═════ INFORMATION SUPPLIED
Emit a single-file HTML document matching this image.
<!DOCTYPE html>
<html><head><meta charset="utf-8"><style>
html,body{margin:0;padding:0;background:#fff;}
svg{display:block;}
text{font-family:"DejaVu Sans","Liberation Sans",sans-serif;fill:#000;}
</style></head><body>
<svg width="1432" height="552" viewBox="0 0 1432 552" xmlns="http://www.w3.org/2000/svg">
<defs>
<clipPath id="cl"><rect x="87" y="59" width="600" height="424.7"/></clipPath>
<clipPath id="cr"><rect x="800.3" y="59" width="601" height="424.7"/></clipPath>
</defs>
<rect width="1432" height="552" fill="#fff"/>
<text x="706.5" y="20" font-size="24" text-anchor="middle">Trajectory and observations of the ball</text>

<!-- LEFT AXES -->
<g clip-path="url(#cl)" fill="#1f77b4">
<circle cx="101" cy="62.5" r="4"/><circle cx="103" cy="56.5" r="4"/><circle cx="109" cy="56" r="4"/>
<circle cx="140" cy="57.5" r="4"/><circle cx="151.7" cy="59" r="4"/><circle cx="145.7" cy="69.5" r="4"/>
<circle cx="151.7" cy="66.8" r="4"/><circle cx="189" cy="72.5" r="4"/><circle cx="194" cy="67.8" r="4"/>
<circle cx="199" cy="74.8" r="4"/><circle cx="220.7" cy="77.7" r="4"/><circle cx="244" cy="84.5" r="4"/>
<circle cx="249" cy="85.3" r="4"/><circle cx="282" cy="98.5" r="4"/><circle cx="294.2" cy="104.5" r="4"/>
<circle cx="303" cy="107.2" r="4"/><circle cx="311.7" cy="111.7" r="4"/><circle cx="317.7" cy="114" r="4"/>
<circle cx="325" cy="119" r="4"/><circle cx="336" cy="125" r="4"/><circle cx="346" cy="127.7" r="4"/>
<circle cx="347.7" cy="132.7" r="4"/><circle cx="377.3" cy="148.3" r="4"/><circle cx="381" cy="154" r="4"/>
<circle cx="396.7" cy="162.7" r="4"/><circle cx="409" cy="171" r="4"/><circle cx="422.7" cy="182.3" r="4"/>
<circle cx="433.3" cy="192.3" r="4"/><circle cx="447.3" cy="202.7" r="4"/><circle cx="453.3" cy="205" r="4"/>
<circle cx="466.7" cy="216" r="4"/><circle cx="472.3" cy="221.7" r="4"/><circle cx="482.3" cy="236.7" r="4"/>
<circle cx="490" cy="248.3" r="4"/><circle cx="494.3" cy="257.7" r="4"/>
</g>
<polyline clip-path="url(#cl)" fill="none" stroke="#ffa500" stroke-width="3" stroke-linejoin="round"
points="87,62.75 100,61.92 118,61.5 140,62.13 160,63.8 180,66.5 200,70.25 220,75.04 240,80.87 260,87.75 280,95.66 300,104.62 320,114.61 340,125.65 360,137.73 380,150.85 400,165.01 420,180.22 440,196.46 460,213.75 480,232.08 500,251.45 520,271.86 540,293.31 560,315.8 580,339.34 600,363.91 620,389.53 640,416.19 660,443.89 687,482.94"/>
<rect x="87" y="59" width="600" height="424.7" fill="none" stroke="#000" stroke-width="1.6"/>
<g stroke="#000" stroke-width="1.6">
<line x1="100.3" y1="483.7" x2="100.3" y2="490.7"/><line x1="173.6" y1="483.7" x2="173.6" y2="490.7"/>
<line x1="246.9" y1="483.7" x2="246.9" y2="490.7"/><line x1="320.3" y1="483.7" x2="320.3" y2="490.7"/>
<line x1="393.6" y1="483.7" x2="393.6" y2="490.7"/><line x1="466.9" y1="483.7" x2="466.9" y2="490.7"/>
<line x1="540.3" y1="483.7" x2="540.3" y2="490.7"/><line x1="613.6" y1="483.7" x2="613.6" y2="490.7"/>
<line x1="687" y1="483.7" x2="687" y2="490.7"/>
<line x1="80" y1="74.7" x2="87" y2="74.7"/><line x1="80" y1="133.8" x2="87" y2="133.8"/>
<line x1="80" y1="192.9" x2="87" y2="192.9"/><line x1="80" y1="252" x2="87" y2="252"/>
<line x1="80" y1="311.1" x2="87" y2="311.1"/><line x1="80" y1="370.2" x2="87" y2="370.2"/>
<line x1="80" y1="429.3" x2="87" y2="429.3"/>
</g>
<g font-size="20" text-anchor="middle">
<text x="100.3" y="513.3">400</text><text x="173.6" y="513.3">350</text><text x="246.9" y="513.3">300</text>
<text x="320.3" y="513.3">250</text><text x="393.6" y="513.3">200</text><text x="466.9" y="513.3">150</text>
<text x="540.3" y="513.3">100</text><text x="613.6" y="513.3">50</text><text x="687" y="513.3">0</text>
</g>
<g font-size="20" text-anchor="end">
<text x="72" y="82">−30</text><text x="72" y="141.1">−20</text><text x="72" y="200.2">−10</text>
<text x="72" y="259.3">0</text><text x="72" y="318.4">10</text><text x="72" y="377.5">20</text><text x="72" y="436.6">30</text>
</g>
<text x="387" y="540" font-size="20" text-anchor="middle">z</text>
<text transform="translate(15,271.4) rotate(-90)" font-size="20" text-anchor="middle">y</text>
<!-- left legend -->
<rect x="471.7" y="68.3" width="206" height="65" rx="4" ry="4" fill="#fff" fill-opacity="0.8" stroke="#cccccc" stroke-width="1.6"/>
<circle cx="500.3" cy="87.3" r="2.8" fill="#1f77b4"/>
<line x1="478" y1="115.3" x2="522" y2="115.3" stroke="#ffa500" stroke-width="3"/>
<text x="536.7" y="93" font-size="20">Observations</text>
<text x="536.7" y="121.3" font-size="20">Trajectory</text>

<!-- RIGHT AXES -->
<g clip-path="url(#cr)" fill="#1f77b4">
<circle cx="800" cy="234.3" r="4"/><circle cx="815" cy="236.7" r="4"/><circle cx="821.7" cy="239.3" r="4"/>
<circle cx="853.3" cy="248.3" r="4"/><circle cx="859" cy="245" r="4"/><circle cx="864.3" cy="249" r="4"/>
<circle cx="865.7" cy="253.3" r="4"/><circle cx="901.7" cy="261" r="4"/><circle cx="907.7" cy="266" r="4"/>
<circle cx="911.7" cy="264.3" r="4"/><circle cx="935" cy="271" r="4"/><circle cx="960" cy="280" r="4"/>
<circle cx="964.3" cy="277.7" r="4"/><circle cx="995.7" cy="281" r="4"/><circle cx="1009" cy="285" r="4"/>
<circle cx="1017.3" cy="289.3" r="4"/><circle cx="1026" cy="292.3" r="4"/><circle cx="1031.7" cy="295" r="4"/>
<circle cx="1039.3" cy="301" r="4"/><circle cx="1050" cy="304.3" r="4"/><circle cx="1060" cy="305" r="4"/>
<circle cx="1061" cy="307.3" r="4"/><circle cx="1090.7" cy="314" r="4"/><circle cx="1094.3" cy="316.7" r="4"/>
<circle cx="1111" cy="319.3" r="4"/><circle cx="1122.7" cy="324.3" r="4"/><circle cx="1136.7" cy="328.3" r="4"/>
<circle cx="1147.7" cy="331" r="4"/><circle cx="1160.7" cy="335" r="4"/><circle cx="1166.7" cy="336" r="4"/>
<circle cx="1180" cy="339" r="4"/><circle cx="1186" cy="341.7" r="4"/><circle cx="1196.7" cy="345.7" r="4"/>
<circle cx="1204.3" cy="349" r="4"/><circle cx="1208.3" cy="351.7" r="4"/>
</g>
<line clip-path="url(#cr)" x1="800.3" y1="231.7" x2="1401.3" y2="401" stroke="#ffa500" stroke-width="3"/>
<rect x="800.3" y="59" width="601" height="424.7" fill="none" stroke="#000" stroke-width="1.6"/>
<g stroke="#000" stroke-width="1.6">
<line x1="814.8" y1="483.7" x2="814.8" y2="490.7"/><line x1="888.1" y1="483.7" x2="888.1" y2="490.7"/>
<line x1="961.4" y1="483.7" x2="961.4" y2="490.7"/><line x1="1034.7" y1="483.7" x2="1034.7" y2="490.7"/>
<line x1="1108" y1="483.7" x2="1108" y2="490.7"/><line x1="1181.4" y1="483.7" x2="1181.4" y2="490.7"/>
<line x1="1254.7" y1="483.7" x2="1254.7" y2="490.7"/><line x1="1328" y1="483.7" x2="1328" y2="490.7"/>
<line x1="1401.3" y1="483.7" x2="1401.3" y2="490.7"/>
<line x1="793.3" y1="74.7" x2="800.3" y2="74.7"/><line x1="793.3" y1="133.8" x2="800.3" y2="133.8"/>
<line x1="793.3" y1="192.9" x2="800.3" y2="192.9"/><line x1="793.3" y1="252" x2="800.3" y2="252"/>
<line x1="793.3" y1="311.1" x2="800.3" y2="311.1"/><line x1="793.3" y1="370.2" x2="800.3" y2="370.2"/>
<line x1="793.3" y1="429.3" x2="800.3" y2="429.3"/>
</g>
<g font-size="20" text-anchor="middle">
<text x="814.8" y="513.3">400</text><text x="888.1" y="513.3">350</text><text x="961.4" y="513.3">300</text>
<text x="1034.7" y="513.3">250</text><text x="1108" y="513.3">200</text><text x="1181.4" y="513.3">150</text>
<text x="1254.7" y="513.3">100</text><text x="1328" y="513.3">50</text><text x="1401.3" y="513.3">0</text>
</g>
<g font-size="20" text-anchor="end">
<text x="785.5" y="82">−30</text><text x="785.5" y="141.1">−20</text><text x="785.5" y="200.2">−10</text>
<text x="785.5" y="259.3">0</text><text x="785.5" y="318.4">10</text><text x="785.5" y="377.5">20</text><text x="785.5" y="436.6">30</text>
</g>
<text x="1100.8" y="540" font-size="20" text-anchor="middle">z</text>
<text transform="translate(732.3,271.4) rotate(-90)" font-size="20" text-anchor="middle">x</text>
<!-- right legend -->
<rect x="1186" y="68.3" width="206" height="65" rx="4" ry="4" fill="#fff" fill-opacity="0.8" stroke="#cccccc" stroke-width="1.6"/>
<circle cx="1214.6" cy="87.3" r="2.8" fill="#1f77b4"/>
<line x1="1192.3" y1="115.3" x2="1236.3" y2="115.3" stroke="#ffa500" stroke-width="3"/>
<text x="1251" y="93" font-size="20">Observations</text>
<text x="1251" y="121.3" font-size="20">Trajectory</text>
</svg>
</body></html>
══════════
WRITTEN TASK ::
What you return should be the lines from the start of the data through the line with "of the ball</text>", quoted exactly and nothing more.

ANSWER ::
Emit a single-file HTML document matching this image.
<!DOCTYPE html>
<html><head><meta charset="utf-8"><style>
html,body{margin:0;padding:0;background:#fff;}
svg{display:block;}
text{font-family:"DejaVu Sans","Liberation Sans",sans-serif;fill:#000;}
</style></head><body>
<svg width="1432" height="552" viewBox="0 0 1432 552" xmlns="http://www.w3.org/2000/svg">
<defs>
<clipPath id="cl"><rect x="87" y="59" width="600" height="424.7"/></clipPath>
<clipPath id="cr"><rect x="800.3" y="59" width="601" height="424.7"/></clipPath>
</defs>
<rect width="1432" height="552" fill="#fff"/>
<text x="706.5" y="20" font-size="24" text-anchor="middle">Trajectory and observations of the ball</text>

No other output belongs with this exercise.